— begin —
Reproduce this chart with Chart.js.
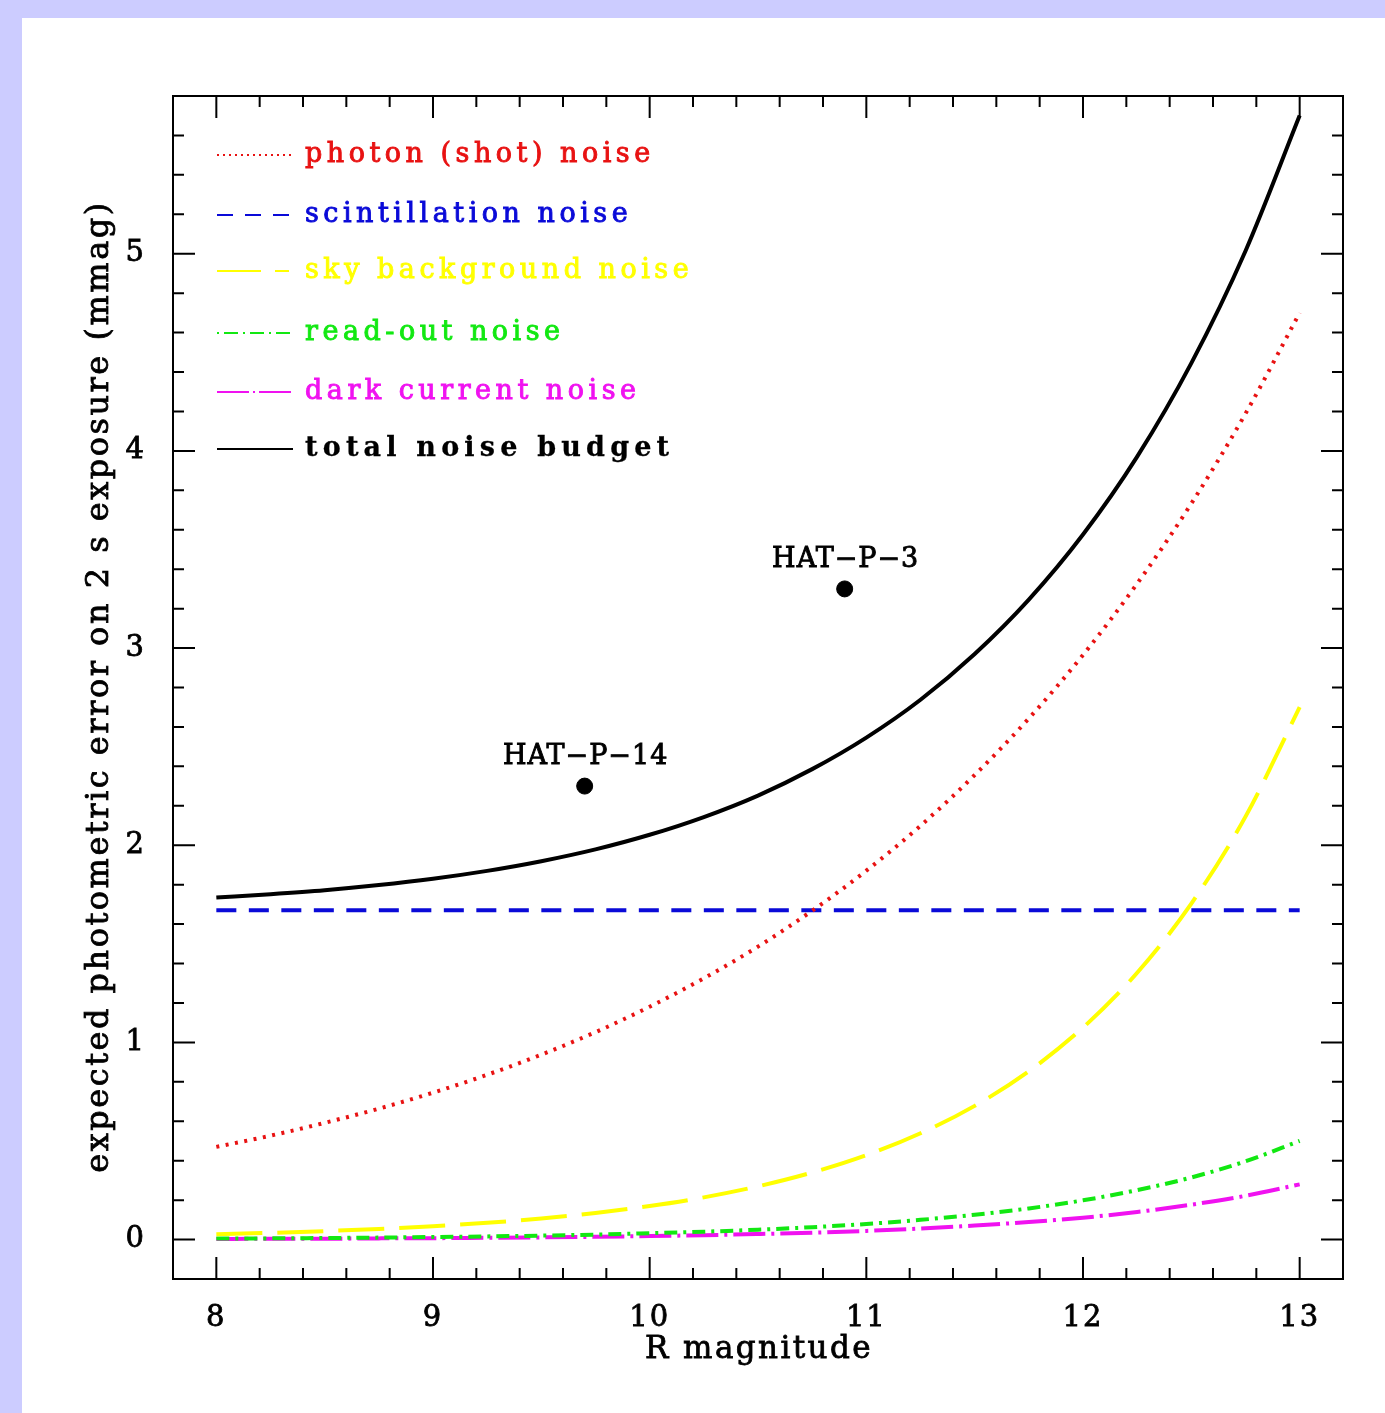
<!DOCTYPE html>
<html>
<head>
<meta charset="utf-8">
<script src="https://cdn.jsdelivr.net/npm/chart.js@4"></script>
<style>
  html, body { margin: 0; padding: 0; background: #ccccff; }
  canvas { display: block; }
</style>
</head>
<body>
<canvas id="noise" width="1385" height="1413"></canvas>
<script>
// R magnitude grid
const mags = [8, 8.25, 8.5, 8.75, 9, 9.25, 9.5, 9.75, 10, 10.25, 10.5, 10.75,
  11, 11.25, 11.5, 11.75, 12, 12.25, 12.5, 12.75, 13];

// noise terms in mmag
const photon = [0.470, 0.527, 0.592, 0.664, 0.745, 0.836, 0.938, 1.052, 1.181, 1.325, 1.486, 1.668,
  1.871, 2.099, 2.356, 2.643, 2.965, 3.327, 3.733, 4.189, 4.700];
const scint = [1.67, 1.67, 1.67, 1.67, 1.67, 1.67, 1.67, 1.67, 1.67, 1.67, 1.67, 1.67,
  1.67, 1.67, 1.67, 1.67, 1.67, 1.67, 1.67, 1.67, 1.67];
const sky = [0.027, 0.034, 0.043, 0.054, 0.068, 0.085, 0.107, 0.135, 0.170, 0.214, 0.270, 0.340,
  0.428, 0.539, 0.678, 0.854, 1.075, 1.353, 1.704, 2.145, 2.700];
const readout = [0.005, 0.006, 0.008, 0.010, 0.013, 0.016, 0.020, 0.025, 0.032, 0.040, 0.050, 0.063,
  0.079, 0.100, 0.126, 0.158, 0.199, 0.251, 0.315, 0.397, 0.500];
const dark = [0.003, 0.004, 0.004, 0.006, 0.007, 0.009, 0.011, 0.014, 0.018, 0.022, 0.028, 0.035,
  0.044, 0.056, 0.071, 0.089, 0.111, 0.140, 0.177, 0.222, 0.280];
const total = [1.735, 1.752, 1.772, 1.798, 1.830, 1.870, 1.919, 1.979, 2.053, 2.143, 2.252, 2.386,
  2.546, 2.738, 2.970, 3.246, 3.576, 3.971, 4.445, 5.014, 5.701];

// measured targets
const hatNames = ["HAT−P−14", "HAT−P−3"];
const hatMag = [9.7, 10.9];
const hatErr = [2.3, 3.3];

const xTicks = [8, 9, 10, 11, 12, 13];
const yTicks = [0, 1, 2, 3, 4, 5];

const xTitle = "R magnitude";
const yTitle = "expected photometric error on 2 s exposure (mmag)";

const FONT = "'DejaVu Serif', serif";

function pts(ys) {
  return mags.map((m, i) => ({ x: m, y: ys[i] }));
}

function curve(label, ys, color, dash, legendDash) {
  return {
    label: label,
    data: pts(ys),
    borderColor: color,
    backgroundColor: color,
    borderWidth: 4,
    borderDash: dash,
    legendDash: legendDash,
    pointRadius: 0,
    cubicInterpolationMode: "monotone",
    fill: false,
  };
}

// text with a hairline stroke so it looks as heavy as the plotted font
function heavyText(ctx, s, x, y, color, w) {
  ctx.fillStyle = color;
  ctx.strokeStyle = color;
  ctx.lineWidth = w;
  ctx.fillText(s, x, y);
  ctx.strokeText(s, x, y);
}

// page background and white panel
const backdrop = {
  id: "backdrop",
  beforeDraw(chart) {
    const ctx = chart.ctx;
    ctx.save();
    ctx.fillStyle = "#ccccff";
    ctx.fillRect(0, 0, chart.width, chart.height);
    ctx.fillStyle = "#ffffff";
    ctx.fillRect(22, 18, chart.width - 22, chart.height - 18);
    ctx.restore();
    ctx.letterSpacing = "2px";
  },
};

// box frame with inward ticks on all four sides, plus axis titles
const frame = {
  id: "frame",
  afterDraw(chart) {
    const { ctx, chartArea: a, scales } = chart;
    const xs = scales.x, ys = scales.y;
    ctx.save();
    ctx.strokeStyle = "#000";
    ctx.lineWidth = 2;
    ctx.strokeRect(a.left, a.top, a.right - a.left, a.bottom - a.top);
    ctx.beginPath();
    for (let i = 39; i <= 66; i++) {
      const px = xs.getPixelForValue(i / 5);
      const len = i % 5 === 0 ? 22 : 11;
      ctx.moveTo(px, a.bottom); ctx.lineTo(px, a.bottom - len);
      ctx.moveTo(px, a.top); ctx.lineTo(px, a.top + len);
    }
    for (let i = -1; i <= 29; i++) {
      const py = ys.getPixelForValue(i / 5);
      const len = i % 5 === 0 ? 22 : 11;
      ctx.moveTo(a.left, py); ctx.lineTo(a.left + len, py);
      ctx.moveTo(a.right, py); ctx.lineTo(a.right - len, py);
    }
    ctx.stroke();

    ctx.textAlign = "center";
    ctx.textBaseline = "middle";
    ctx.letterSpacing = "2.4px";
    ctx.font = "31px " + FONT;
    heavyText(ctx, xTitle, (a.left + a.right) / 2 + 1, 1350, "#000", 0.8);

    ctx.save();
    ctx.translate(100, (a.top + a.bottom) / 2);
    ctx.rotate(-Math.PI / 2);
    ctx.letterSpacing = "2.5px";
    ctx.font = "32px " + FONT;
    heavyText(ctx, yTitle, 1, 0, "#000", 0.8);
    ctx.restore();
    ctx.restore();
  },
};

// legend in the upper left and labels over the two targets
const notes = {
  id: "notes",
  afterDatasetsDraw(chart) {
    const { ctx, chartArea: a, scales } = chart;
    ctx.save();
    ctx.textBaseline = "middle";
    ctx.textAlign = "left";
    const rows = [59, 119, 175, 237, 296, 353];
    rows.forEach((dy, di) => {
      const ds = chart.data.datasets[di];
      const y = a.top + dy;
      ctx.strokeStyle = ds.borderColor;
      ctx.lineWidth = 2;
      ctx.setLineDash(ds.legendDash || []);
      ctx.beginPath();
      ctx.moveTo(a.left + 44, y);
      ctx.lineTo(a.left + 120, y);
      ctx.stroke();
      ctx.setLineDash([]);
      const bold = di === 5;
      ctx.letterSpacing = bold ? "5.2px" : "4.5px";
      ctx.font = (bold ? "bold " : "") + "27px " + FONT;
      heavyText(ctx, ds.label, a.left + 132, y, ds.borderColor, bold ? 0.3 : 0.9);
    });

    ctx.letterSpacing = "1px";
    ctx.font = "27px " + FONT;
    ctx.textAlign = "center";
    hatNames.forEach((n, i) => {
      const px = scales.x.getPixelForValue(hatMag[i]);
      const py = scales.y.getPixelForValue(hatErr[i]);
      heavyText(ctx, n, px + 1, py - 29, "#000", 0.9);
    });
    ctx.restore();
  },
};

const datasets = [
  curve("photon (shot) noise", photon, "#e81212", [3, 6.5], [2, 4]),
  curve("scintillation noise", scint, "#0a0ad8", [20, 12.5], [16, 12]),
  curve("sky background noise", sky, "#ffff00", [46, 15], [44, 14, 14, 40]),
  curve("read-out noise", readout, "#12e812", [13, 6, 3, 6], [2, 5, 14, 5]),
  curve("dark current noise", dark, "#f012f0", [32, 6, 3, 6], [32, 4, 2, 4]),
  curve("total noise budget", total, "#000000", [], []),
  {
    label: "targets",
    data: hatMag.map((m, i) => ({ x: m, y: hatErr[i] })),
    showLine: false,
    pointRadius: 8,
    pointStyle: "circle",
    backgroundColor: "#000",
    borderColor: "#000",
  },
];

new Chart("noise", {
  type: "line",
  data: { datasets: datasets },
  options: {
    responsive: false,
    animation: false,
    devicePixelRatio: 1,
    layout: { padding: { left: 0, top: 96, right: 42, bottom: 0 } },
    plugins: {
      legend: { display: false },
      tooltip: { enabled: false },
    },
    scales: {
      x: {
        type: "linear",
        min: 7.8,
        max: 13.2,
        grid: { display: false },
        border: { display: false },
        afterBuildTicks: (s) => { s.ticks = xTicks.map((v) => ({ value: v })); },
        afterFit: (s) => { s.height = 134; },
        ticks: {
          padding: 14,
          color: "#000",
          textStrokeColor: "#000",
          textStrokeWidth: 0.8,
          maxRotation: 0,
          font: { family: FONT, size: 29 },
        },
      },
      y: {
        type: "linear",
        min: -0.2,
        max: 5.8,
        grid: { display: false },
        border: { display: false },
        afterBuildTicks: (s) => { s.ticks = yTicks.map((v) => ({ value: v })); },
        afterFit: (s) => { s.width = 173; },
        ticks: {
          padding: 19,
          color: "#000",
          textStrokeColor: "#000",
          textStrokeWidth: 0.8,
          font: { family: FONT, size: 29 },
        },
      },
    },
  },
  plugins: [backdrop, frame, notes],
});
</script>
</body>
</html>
— end —
Your task is to restate word for word the lines from the top of the data to the line containing "11, 11.25, 11.5, 11.75, 12, 12.25, 12.5, 12.75, 13];", both ends included, with every picture left out.

Reproduce this chart with Chart.js.
<!DOCTYPE html>
<html>
<head>
<meta charset="utf-8">
<script src="https://cdn.jsdelivr.net/npm/chart.js@4"></script>
<style>
  html, body { margin: 0; padding: 0; background: #ccccff; }
  canvas { display: block; }
</style>
</head>
<body>
<canvas id="noise" width="1385" height="1413"></canvas>
<script>
// R magnitude grid
const mags = [8, 8.25, 8.5, 8.75, 9, 9.25, 9.5, 9.75, 10, 10.25, 10.5, 10.75,
  11, 11.25, 11.5, 11.75, 12, 12.25, 12.5, 12.75, 13];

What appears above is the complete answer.